Wyden Applauds Boost for Self-Employment
Washington, D.C. – U.S. Sen. Ron Wyden, D-Ore., today announced that Oregon has received $332,576 in federal grant funding to help expand the state’s efforts to give aspiring entrepreneurs the option of using unemployment insurance money to start their own businesses.
“Self-employment assistance is an innovative and cost-effective way to help smart, entrepreneurial people not only find work but create jobs for others,” Wyden said. “This funding will help Oregon improve and expand its program, and help our economy by creating new jobs as more start-ups launch and grow.”
The grant from the U.S. Department of Labor will help expand Oregon’s successful Self-Employment Assistance Program (SEA). Participants in voluntary SEA programs are provided with financial assistance equal to their Unemployment Insurance (UI) benefits while they receive important entrepreneurial training and access to resources to help launch their own businesses. In order to allow participants to devote full-time attention to creating new businesses that have the potential to create additional jobs, state work search requirements are waived.

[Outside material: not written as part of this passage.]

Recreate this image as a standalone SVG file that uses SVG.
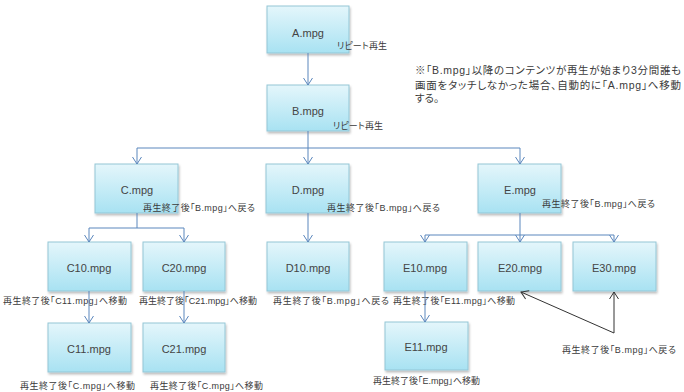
<svg xmlns="http://www.w3.org/2000/svg" width="684" height="392" viewBox="0 0 684 392">
<defs>
<linearGradient id="boxg" x1="0" y1="0" x2="0" y2="1">
<stop offset="0" stop-color="#e4f6fb"/>
<stop offset="1" stop-color="#a8e2f2"/>
</linearGradient>
<filter id="sh" x="-10%" y="-10%" width="130%" height="140%">
<feDropShadow dx="1" dy="2" stdDeviation="1.2" flood-color="#000" flood-opacity="0.25"/>
</filter>
<marker id="ab" markerUnits="userSpaceOnUse" markerWidth="14" markerHeight="14" viewBox="-8 -7 10 14" refX="0" refY="0" orient="auto">
<path d="M-7,-4.5 L0,0 L-7,4.5" fill="none" stroke="#5b87bd" stroke-width="1"/>
</marker>
<marker id="ak" markerUnits="userSpaceOnUse" markerWidth="14" markerHeight="14" viewBox="-8 -7 10 14" refX="0" refY="0" orient="auto">
<path d="M-7,-4.5 L0,0 L-7,4.5" fill="none" stroke="#333" stroke-width="1"/>
</marker>
</defs>
<style>
.box{fill:url(#boxg);stroke:#93c6d6;stroke-width:1;filter:url(#sh)}
.t{font-family:"Liberation Sans","Noto Sans CJK JP",sans-serif;font-size:11px;fill:#444;text-anchor:middle}
.l{font-family:"Liberation Sans","Noto Sans CJK JP",sans-serif;font-size:9px;fill:#3a3a3a;font-feature-settings:"palt"}
.n{font-family:"Liberation Sans","Noto Sans CJK JP",sans-serif;font-size:10.5px;fill:#3a3a3a;font-feature-settings:"palt"}
.c{fill:none;stroke:#5b87bd;stroke-width:1}
.k{fill:none;stroke:#333;stroke-width:1}
</style>
<rect width="684" height="392" fill="#fff"/>

<g id="A">
<rect class="box" x="267" y="6" width="82" height="47"/>
<text class="t" x="308" y="37">A.mpg</text>
<text class="l" x="337" y="49" textLength="50">リピート再生</text>
</g>
<g id="B">
<rect class="box" x="267" y="85" width="82" height="46"/>
<text class="t" x="308" y="115">B.mpg</text>
<text class="l" x="333" y="129" textLength="50">リピート再生</text>
</g>
<g id="C">
<rect class="box" x="95" y="164" width="83" height="49"/>
<text class="t" x="137" y="194">C.mpg</text>
<text class="l" x="143" y="211" textLength="112">再生終了後「B.mpg」へ戻る</text>
</g>
<g id="D">
<rect class="box" x="266" y="164" width="83" height="49"/>
<text class="t" x="308" y="194">D.mpg</text>
<text class="l" x="327" y="211" textLength="113">再生終了後「B.mpg」へ戻る</text>
</g>
<g id="E">
<rect class="box" x="478" y="164" width="83" height="49"/>
<text class="t" x="520" y="194">E.mpg</text>
<text class="l" x="542" y="207" textLength="113">再生終了後「B.mpg」へ戻る</text>
</g>
<g id="C10">
<rect class="box" x="48" y="242" width="83" height="49"/>
<text class="t" x="89" y="272">C10.mpg</text>
<text class="l" x="3" y="304" textLength="124">再生終了後「C11.mpg」へ移動</text>
</g>
<g id="C20">
<rect class="box" x="143" y="242" width="82" height="49"/>
<text class="t" x="184" y="272">C20.mpg</text>
<text class="l" x="139" y="304" textLength="118">再生終了後「C21.mpg」へ移動</text>
</g>
<g id="D10">
<rect class="box" x="267" y="242" width="82" height="49"/>
<text class="t" x="308" y="272">D10.mpg</text>
<text class="l" x="273" y="304" textLength="116">再生終了後「B.mpg」へ戻る</text>
</g>
<g id="E10">
<rect class="box" x="384" y="242" width="83" height="49"/>
<text class="t" x="425" y="272">E10.mpg</text>
<text class="l" x="393" y="304" textLength="122">再生終了後「E11.mpg」へ移動</text>
</g>
<g id="E20">
<rect class="box" x="478" y="242" width="83" height="49"/>
<text class="t" x="520" y="272">E20.mpg</text>
</g>
<g id="E30">
<rect class="box" x="573" y="242" width="83" height="49"/>
<text class="t" x="614" y="272">E30.mpg</text>
</g>
<g id="C11">
<rect class="box" x="48" y="323" width="83" height="49"/>
<text class="t" x="89" y="353">C11.mpg</text>
<text class="l" x="20" y="389" textLength="115">再生終了後「C.mpg」へ移動</text>
</g>
<g id="C21">
<rect class="box" x="143" y="323" width="82" height="49"/>
<text class="t" x="184" y="353">C21.mpg</text>
<text class="l" x="150" y="389" textLength="113">再生終了後「C.mpg」へ移動</text>
</g>
<g id="E11">
<rect class="box" x="385" y="322" width="83" height="48"/>
<text class="t" x="426" y="351">E11.mpg</text>
<text class="l" x="373" y="384" textLength="107">再生終了後「E.mpg」へ移動</text>
</g>
<g id="note">
<text class="n" x="415" y="74" textLength="266">※「B.mpg」以降のコンテンツが再生が始まり3分間誰も</text>
<text class="n" x="415" y="89" textLength="266">画面をタッチしなかった場合、自動的に「A.mpg」へ移動</text>
<text class="n" x="415" y="102">する。</text>
<text class="l" x="562" y="353" textLength="114">再生終了後「B.mpg」へ戻る</text>
</g>

<g id="connectors">
<path class="c" d="M308,53 V85" marker-end="url(#ab)"/>
<path class="c" d="M308,131 V148 M137,148 H520"/>
<path class="c" d="M137,148 V164" marker-end="url(#ab)"/>
<path class="c" d="M308,148 V164" marker-end="url(#ab)"/>
<path class="c" d="M520,148 V164" marker-end="url(#ab)"/>
<path class="c" d="M137,213 V228 M89,228 H184"/>
<path class="c" d="M89,228 V242" marker-end="url(#ab)"/>
<path class="c" d="M184,228 V242" marker-end="url(#ab)"/>
<path class="c" d="M308,213 V242" marker-end="url(#ab)"/>
<path class="c" d="M520,213 V235 M425,235 H614"/>
<path class="c" d="M425,235 V242" marker-end="url(#ab)"/>
<path class="c" d="M520,235 V242" marker-end="url(#ab)"/>
<path class="c" d="M614,235 V242" marker-end="url(#ab)"/>
<path class="c" d="M89,291 V323" marker-end="url(#ab)"/>
<path class="c" d="M184,291 V323" marker-end="url(#ab)"/>
<path class="c" d="M425,291 V322" marker-end="url(#ab)"/>
<path class="k" d="M614,333 L521,292" marker-end="url(#ak)"/>
<path class="k" d="M614,333 V292" marker-end="url(#ak)"/>
</g>
</svg>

Oregon plans to use the funding to implement intensive training and one-on-one counseling to assist potential entrepreneurs in starting their own businesses and to improve customer service through the expanded use of the internet, social media and interactive websites.
"Oregon has been on the forefront of expanding opportunities for its unemployed to become successful entrepreneurs," said Eric Seleznow, Acting Assistant Secretary of Labor for Employment and Training. "The funding announced today will help aspiring business owners access the resources, information and training they need to get a business off the ground."
Funding for this initiative is part of a series of innovative reforms to the federal UI program made possible through the Middle Class Tax Relief and Job Creation Act of 2012. The grant includes $265,850 for the improved administration of their SEA program and $66,726 for promotion and enrollment activities.
The program connects UI recipients who have proven to be good candidates for self-employment and allows them to collect their unemployment benefits as they work to build credible businesses. Participants must complete both a written business plan and a market feasibility study. The program operates as a collaborative effort between the Oregon Employment Department, and the Small Business Development Center Network (SBDC).
Wyden has long been a champion of self-employment assistance programs, and helped push the provision that established the program two decades ago. Last year, Wyden successfully secured $35 million in funding for the creation or improvement of state SEA programs.
Five states – Delaware, Maine, New Jersey, New York, and Oregon – already have successful SEA programs in place. According to a Department of Labor study of state SEA programs, participants were 19 times more likely than eligible non-participants to be self-employed. In states where SEA programs are active, hundreds of businesses and new jobs have been created as a result. In Oregon, the estimated annual payroll from businesses started through the SEA program is $10.5 million, and successful start-ups have created an average of 3.12 new jobs.